Cuando un político se ve perdido
sin opciones, suele declararse el mismo la guerra civil. Todos los partidos
políticos son organizaciones que tienen por objetivo conquistar el poder. Todos
comparten esa marca de nacimiento. Lo que distingue a unos de otros es la
ideología: el uso que se proponen dar a las parcelas de poder que los ciudadanos
les arriendan temporalmente. Algunos solo aspiran a conservarlas y a perpetuar
posiciones de privilegio social o económico. Otros pretenden transformar la
sociedad y ensayar nuevos cultivos, experimentos estos que históricamente se
saldaron con mayor o menor fortuna.
Primera hipótesis
cartesiana. Todos los partidos políticos están integrados por personas,
portadoras de ambiciones y de egoísmos, de ideas más o menos compartidas y de
diversas sensibilidades, pero estructuradas jerárquicamente, porque de lo
contrario no hay instrumento ni posibilidad de conquistar el poder.

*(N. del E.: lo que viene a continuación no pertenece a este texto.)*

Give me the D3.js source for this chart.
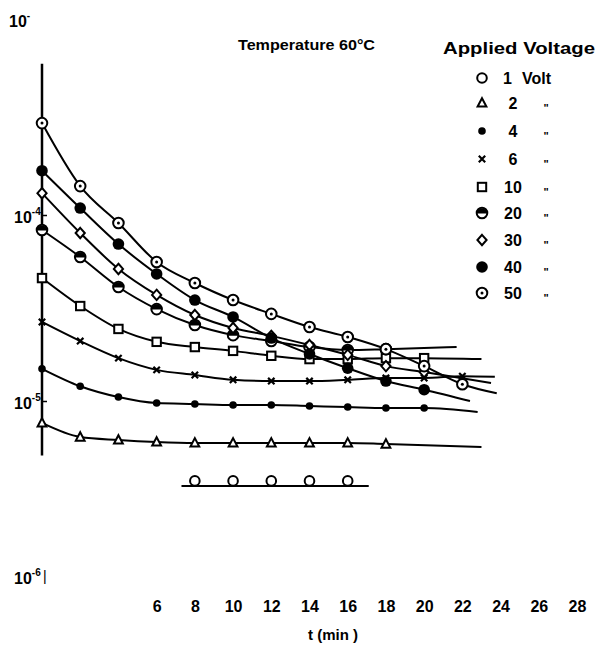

Las
asambleas pueden ser útiles para indicar la senda, pero nunca para dirigir la
expedición y mucho menos para gobernar.
El Poder requiere batalla y
ahí tenemos a dos mochuelos gerreando y sin ninguna posibilidad de éxito. La
batalla por el poder que sostienen los partidos políticos se reproduce
necesariamente, mutatis mutandi, en el seno de cada partido. Y la confrontación
pública de ideas tiene su réplica en las discusiones internas de cada fuerza
política.
Dos conclusiones de este silogismo imperfecto. A la primera le llaman
lucha orgánica y suele ser castigada por el ciudadano en las urnas. La segunda
la denominan debate orgánico y los cuadros dirigentes la esgrimen como ejemplo
de democracia y de transparencia. Pero no nos engañemos. Eso que tanto los dirigentes
del PSOE como de Podemos quieren presentar como saludable catarsis no es sino
una feroz guerra intestina por las riendas del partido. Pablo Iglesias, en su
carta de «arrepentimiento» a la «abuela» de Podemos, lo expresa con
gratificante claridad: «No hemos sabido distinguir la pluralidad y el debate
interno de la lógica de familias que buscan cuotas de poder».
A esto se han
reducido los dos principales partidos de la izquierda española: a sendos campos
de batalla donde unos y otros -Pablo contra Íñigo, Susana contra Pedro- se
destrozan para mayor gloria de la derecha hegemónica. Y no hablaré de purgas,
por respeto a las víctimas de Robespierre, o de Stalin, o de la «caza de
brujas» del senador McCarthy, sino de pelea orgánica y juego de ambiciones desprovisto
de una mínima justificación política o estratégica.
¿Acaso alguien conoce las
profundas diferencias ideológicas o programáticas que separan a Pablo Iglesias
y a Íñigo Errejón? ¿Alguien puede explicar en qué se distinguen los credos
supuestamente socialdemócratas de Susana Díaz y Pedro Sánchez? Ni siquiera los
afiliados que ocupan las trincheras sabrían responder. Sospecho que les sucede
lo mismo que a Fabricio del Dongo, aquel personaje de Stendhal que combatió en
Waterloo, pisó cadáveres, soportó el estruendo de los cañones y rozó a Napoleón
sin reconocerlo, pero nunca supo quién había vencido en la batalla. Lo vio todo
y no vio nada. Los árboles le ocultaron el bosque.